#### The request
Return the material exactly, first line through the line containing "speckle_pow = [1.0, 2.2, 2.2, 2.4, 2.6]", and nothing more. Pictures stay out.
======
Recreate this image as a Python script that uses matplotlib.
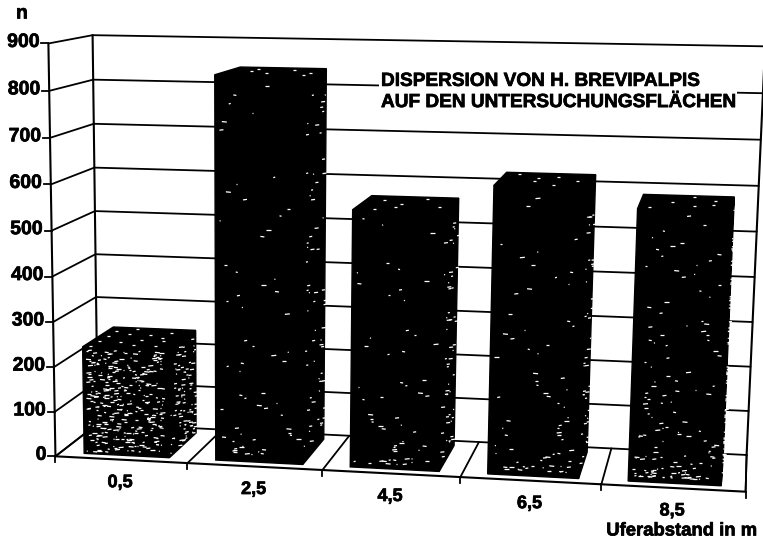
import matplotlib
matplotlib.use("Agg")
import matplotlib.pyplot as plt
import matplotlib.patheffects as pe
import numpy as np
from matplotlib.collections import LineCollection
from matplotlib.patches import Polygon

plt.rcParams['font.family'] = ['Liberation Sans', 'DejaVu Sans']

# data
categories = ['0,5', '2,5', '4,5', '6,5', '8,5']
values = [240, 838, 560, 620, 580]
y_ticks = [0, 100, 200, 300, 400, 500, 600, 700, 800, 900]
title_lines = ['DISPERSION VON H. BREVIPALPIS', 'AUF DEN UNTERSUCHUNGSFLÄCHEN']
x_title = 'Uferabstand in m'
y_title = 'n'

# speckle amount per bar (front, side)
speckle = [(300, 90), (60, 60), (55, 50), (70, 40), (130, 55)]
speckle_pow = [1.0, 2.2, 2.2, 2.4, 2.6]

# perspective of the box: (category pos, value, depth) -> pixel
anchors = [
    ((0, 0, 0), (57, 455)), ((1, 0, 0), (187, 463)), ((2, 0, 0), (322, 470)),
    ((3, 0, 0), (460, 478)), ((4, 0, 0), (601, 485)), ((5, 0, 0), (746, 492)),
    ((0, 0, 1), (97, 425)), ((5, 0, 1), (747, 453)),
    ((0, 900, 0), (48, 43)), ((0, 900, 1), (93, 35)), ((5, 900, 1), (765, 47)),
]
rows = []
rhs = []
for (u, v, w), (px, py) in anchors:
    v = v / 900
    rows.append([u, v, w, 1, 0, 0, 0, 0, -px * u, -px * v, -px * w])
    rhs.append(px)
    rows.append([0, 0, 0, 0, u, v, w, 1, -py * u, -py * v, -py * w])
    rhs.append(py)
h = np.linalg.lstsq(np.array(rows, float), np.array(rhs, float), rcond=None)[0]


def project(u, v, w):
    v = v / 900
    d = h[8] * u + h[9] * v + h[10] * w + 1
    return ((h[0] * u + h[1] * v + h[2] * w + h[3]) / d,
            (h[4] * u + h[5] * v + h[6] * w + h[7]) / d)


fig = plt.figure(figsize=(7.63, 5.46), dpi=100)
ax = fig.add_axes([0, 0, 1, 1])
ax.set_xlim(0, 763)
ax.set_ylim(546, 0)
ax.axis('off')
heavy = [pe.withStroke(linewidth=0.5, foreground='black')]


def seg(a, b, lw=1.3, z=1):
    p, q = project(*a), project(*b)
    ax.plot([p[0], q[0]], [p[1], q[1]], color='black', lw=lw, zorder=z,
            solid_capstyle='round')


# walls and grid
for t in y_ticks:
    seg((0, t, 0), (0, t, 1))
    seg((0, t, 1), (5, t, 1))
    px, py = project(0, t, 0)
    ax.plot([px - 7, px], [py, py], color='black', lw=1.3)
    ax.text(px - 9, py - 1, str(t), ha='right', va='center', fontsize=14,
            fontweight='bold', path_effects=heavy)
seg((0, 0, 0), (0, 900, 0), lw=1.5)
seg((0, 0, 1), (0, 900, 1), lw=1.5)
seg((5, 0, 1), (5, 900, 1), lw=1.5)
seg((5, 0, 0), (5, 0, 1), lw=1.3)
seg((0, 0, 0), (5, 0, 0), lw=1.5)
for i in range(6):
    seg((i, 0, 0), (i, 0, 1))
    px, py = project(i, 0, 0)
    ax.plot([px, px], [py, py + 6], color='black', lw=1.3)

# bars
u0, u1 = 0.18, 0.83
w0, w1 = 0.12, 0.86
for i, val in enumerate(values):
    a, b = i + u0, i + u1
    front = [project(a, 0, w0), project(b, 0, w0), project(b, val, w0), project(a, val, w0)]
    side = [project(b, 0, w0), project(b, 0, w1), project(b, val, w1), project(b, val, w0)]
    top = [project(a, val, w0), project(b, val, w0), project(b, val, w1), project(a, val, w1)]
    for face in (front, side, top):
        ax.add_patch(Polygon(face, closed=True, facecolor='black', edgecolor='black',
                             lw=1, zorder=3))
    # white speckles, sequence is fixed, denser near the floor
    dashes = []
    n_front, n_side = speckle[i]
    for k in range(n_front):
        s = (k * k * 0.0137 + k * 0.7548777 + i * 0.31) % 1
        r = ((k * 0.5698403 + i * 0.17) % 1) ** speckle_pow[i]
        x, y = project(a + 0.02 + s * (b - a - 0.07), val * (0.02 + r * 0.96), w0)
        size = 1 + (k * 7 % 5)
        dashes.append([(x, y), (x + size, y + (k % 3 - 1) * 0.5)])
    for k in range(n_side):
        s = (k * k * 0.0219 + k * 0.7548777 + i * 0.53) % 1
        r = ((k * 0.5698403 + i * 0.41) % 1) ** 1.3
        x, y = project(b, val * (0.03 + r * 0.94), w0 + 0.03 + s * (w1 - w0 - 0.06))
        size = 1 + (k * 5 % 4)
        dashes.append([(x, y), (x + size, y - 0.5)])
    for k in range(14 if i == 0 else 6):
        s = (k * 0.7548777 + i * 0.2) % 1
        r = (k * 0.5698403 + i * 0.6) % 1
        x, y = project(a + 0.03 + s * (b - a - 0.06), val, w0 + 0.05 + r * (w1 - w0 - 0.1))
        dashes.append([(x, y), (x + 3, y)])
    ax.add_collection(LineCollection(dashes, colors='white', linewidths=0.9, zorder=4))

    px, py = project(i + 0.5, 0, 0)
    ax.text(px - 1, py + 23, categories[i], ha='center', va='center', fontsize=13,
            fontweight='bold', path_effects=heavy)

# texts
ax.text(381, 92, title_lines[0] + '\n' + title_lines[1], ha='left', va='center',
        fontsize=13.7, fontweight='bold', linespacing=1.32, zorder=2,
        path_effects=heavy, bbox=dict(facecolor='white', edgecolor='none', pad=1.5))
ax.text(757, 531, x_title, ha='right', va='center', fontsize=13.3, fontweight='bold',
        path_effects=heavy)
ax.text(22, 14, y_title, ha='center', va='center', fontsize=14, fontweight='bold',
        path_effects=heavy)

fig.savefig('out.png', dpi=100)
======
#### The solution
Recreate this image as a Python script that uses matplotlib.
import matplotlib
matplotlib.use("Agg")
import matplotlib.pyplot as plt
import matplotlib.patheffects as pe
import numpy as np
from matplotlib.collections import LineCollection
from matplotlib.patches import Polygon

plt.rcParams['font.family'] = ['Liberation Sans', 'DejaVu Sans']

# data
categories = ['0,5', '2,5', '4,5', '6,5', '8,5']
values = [240, 838, 560, 620, 580]
y_ticks = [0, 100, 200, 300, 400, 500, 600, 700, 800, 900]
title_lines = ['DISPERSION VON H. BREVIPALPIS', 'AUF DEN UNTERSUCHUNGSFLÄCHEN']
x_title = 'Uferabstand in m'
y_title = 'n'

# speckle amount per bar (front, side)
speckle = [(300, 90), (60, 60), (55, 50), (70, 40), (130, 55)]
speckle_pow = [1.0, 2.2, 2.2, 2.4, 2.6]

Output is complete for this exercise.